» Aim of the task
Reproduce exactly, with no pictures, each line from the opening of the material down through the line containing "(0,1175) -- (1064,1175);".

» Provided material
◆ ◆ ◆ ◆ ◆ ◆ ◆

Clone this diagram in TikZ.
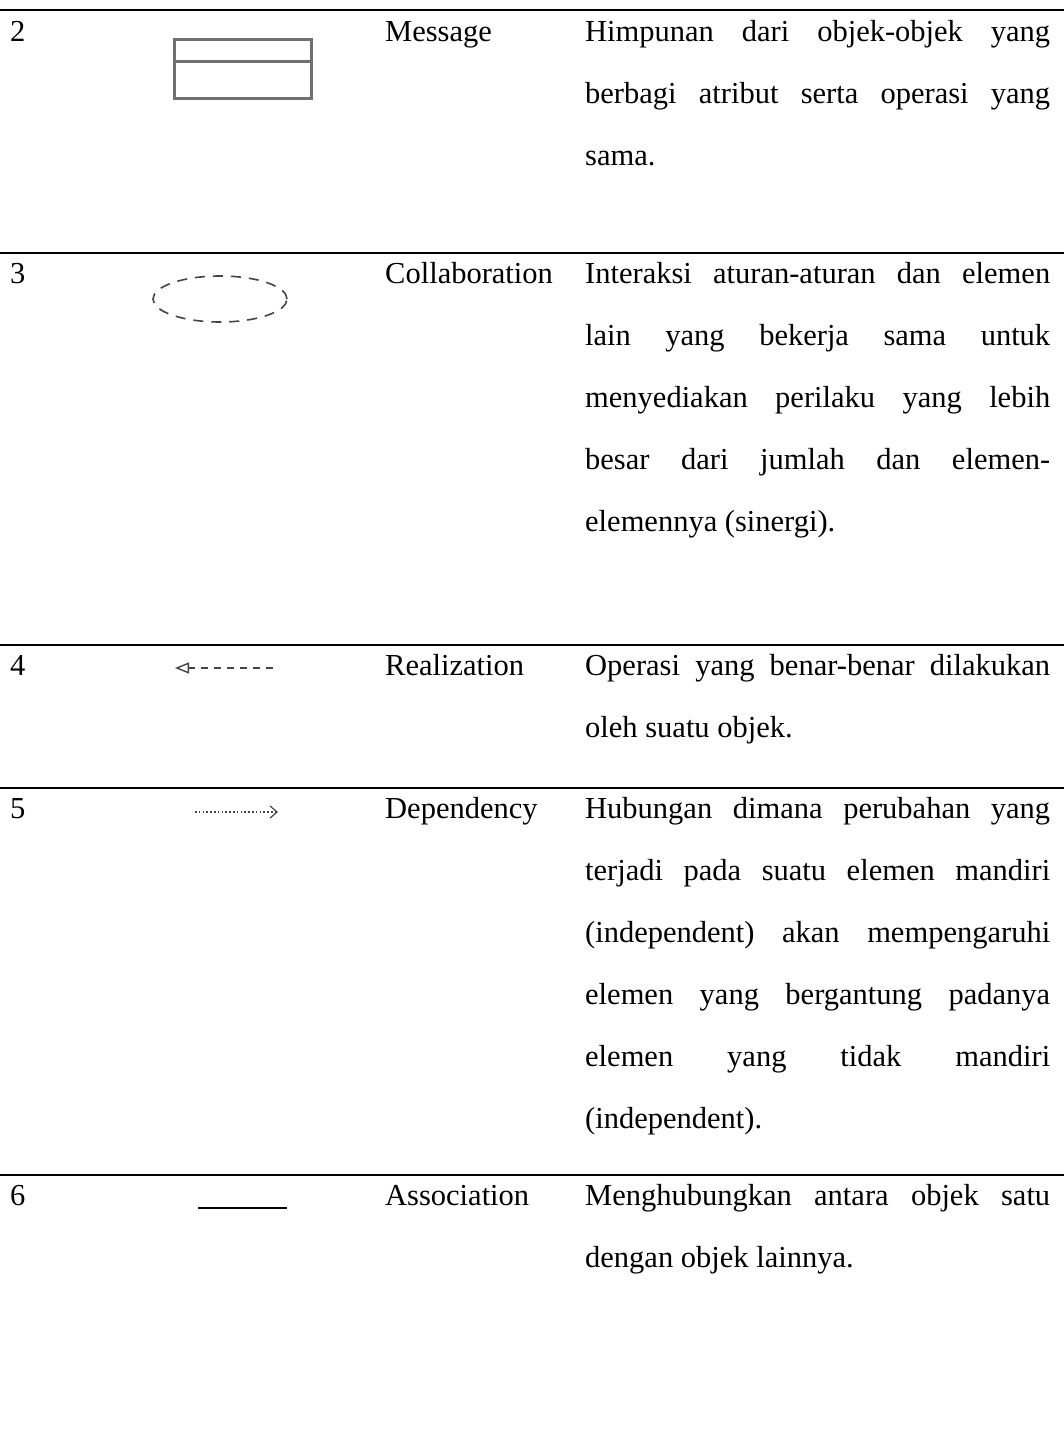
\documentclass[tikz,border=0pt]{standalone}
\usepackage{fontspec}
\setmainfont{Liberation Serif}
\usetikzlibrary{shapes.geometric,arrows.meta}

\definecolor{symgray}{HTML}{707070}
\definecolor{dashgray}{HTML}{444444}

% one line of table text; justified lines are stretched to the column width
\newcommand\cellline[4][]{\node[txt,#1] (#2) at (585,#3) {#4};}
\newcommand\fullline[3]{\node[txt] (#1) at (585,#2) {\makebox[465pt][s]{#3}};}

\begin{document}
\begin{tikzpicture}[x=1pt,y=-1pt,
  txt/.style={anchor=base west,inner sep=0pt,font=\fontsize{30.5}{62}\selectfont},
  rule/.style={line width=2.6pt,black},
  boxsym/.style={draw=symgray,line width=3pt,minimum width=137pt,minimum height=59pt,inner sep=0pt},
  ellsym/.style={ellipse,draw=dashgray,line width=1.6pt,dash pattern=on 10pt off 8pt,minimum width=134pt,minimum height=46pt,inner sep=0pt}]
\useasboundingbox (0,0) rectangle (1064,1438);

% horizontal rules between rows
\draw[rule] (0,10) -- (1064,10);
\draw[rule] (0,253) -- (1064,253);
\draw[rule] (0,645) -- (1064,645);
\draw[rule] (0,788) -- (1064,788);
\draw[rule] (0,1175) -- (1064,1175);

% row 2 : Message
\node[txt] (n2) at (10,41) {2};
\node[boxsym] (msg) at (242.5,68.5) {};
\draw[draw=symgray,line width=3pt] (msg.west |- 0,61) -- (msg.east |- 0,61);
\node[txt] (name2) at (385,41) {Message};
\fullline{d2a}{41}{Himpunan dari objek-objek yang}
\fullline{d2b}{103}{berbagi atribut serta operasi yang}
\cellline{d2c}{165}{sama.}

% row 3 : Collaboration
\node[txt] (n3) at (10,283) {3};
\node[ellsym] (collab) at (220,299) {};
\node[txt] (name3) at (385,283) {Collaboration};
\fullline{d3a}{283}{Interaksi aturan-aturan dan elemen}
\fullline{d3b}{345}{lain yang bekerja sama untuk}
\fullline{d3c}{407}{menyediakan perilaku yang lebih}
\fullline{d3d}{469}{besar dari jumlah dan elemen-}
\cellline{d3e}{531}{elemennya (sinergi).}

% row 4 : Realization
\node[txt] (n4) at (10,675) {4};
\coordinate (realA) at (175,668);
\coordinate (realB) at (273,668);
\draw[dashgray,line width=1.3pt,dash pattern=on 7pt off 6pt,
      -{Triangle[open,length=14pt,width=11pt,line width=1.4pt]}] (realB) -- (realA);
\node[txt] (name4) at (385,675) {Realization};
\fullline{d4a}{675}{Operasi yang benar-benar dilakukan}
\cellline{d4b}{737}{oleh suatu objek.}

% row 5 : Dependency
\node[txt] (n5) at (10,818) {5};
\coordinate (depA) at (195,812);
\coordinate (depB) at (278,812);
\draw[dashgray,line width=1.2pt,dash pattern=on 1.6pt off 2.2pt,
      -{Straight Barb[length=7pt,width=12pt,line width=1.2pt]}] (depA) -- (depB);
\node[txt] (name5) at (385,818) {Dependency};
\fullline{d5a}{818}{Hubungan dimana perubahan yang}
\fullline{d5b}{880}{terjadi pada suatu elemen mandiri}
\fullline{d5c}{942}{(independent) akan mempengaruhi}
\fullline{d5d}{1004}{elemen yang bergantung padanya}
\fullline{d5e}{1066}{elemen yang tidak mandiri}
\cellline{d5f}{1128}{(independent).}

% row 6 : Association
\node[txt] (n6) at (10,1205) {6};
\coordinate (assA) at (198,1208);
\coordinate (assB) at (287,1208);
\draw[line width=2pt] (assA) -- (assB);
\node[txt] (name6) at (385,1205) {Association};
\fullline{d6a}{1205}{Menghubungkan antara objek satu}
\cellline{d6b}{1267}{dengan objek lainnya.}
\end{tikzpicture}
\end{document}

◆ ◆ ◆ ◆ ◆ ◆ ◆

» Result of the task
Clone this diagram in TikZ.
\documentclass[tikz,border=0pt]{standalone}
\usepackage{fontspec}
\setmainfont{Liberation Serif}
\usetikzlibrary{shapes.geometric,arrows.meta}

\definecolor{symgray}{HTML}{707070}
\definecolor{dashgray}{HTML}{444444}

% one line of table text; justified lines are stretched to the column width
\newcommand\cellline[4][]{\node[txt,#1] (#2) at (585,#3) {#4};}
\newcommand\fullline[3]{\node[txt] (#1) at (585,#2) {\makebox[465pt][s]{#3}};}

\begin{document}
\begin{tikzpicture}[x=1pt,y=-1pt,
  txt/.style={anchor=base west,inner sep=0pt,font=\fontsize{30.5}{62}\selectfont},
  rule/.style={line width=2.6pt,black},
  boxsym/.style={draw=symgray,line width=3pt,minimum width=137pt,minimum height=59pt,inner sep=0pt},
  ellsym/.style={ellipse,draw=dashgray,line width=1.6pt,dash pattern=on 10pt off 8pt,minimum width=134pt,minimum height=46pt,inner sep=0pt}]
\useasboundingbox (0,0) rectangle (1064,1438);

% horizontal rules between rows
\draw[rule] (0,10) -- (1064,10);
\draw[rule] (0,253) -- (1064,253);
\draw[rule] (0,645) -- (1064,645);
\draw[rule] (0,788) -- (1064,788);
\draw[rule] (0,1175) -- (1064,1175);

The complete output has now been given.